Set down, exactly as written, the lines from the top of the data to the line that holds "fig.patches.append(Rectangle((0, 0), 5", and omit the pictures.

###

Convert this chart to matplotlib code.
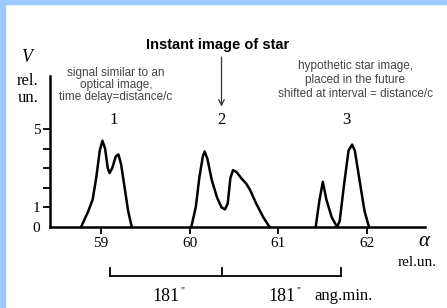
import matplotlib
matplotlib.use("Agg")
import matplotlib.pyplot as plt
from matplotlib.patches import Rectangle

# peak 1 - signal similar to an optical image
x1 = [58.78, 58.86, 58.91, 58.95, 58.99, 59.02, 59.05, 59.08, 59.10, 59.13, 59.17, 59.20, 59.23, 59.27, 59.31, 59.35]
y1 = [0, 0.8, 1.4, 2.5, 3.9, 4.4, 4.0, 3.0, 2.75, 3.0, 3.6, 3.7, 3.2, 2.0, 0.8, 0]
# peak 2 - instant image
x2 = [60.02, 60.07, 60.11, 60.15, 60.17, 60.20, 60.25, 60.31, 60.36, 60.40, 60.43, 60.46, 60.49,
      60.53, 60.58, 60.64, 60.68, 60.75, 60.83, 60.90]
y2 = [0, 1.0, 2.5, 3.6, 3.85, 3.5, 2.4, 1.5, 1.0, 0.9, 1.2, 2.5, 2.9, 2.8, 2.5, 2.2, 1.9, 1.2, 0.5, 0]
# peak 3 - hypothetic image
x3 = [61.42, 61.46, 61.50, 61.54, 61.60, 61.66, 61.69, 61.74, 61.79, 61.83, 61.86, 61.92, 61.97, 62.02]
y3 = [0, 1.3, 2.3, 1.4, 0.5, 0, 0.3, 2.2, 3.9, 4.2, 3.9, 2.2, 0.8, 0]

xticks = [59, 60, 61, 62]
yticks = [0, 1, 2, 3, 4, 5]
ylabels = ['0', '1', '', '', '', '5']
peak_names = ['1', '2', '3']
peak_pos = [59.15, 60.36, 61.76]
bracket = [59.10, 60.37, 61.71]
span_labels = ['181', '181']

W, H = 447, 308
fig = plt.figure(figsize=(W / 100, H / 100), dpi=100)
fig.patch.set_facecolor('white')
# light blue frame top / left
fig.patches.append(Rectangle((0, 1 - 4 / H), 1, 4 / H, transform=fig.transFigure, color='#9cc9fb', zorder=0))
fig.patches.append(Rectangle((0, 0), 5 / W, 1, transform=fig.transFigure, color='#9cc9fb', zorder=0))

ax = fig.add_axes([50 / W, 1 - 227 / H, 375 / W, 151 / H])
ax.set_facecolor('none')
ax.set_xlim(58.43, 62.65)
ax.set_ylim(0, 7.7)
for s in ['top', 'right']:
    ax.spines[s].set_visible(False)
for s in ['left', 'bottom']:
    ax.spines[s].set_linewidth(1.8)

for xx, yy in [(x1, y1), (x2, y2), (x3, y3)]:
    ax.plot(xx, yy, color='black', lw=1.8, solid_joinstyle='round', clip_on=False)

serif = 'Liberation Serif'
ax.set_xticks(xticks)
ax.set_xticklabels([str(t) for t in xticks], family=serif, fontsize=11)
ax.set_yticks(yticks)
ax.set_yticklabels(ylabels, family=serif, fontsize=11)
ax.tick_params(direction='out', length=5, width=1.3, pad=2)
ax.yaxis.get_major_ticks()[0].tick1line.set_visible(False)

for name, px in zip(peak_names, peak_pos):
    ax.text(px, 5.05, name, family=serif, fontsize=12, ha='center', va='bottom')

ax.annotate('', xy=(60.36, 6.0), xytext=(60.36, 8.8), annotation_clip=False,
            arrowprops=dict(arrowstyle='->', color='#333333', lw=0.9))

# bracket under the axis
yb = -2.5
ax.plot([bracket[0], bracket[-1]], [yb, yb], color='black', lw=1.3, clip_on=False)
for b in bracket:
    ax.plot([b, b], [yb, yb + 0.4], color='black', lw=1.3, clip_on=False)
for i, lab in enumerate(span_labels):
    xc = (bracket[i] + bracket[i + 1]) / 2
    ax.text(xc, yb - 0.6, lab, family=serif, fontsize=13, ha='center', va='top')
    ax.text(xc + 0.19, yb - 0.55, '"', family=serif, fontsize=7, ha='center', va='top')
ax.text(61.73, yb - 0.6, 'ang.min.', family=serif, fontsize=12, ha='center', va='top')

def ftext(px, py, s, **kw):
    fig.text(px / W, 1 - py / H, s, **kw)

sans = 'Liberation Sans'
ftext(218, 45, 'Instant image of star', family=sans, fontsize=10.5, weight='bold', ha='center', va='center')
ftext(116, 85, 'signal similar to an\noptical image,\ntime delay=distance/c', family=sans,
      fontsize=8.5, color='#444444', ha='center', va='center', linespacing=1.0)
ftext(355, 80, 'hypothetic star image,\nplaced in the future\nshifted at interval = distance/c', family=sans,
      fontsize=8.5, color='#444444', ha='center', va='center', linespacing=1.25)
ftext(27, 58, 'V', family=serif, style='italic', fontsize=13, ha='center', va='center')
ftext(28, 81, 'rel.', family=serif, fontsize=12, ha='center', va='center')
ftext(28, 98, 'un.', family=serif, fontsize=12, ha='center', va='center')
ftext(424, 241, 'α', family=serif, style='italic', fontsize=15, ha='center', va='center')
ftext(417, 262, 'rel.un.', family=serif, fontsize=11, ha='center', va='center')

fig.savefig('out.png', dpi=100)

###

Right answer:
Convert this chart to matplotlib code.
import matplotlib
matplotlib.use("Agg")
import matplotlib.pyplot as plt
from matplotlib.patches import Rectangle

# peak 1 - signal similar to an optical image
x1 = [58.78, 58.86, 58.91, 58.95, 58.99, 59.02, 59.05, 59.08, 59.10, 59.13, 59.17, 59.20, 59.23, 59.27, 59.31, 59.35]
y1 = [0, 0.8, 1.4, 2.5, 3.9, 4.4, 4.0, 3.0, 2.75, 3.0, 3.6, 3.7, 3.2, 2.0, 0.8, 0]
# peak 2 - instant image
x2 = [60.02, 60.07, 60.11, 60.15, 60.17, 60.20, 60.25, 60.31, 60.36, 60.40, 60.43, 60.46, 60.49,
      60.53, 60.58, 60.64, 60.68, 60.75, 60.83, 60.90]
y2 = [0, 1.0, 2.5, 3.6, 3.85, 3.5, 2.4, 1.5, 1.0, 0.9, 1.2, 2.5, 2.9, 2.8, 2.5, 2.2, 1.9, 1.2, 0.5, 0]
# peak 3 - hypothetic image
x3 = [61.42, 61.46, 61.50, 61.54, 61.60, 61.66, 61.69, 61.74, 61.79, 61.83, 61.86, 61.92, 61.97, 62.02]
y3 = [0, 1.3, 2.3, 1.4, 0.5, 0, 0.3, 2.2, 3.9, 4.2, 3.9, 2.2, 0.8, 0]

xticks = [59, 60, 61, 62]
yticks = [0, 1, 2, 3, 4, 5]
ylabels = ['0', '1', '', '', '', '5']
peak_names = ['1', '2', '3']
peak_pos = [59.15, 60.36, 61.76]
bracket = [59.10, 60.37, 61.71]
span_labels = ['181', '181']

W, H = 447, 308
fig = plt.figure(figsize=(W / 100, H / 100), dpi=100)
fig.patch.set_facecolor('white')
# light blue frame top / left
fig.patches.append(Rectangle((0, 1 - 4 / H), 1, 4 / H, transform=fig.transFigure, color='#9cc9fb', zorder=0))
fig.patches.append(Rectangle((0, 0), 5 / W, 1, transform=fig.transFigure, color='#9cc9fb', zorder=0))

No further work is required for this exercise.